** START OF GIVEN DATA **

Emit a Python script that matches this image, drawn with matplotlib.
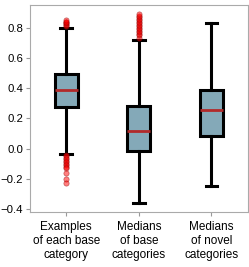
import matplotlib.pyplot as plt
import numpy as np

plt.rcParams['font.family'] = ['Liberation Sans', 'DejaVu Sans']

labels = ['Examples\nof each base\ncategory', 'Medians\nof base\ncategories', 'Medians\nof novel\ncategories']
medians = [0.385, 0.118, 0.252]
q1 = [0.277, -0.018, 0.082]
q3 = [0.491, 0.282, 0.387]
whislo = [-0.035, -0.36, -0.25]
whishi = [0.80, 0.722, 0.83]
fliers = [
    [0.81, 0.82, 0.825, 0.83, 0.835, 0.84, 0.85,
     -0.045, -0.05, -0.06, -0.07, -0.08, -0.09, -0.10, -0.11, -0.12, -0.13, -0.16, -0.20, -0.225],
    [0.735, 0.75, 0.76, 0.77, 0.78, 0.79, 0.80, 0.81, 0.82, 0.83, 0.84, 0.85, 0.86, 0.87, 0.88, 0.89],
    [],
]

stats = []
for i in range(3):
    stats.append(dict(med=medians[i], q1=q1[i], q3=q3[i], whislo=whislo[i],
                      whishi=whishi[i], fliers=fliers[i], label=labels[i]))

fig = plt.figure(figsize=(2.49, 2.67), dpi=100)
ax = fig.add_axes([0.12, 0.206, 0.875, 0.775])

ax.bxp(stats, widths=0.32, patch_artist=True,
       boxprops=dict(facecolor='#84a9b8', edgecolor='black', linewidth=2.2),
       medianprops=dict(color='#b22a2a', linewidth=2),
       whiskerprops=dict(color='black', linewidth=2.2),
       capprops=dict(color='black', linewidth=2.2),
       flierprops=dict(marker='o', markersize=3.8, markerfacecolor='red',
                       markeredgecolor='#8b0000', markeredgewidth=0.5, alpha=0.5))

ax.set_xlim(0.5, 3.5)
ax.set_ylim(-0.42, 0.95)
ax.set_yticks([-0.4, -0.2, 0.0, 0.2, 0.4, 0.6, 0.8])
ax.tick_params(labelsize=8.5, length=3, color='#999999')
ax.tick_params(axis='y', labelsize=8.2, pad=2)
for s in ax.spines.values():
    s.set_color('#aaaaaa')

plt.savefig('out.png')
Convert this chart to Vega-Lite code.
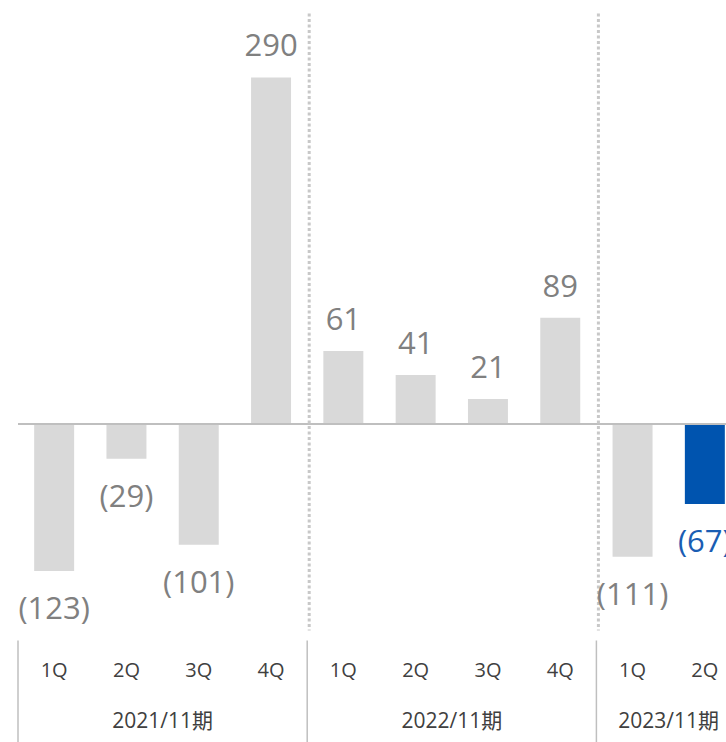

** END OF GIVEN DATA **

> TASK PROMPT:
Go back to the entries above and restate word for word every line from the first through the one that contains "plt.rcParams['font.family'] = ['Liberation", leaving the pictures behind.

> REPLY:
Emit a Python script that matches this image, drawn with matplotlib.
import matplotlib.pyplot as plt
import numpy as np

plt.rcParams['font.family'] = ['Liberation Sans', 'DejaVu Sans']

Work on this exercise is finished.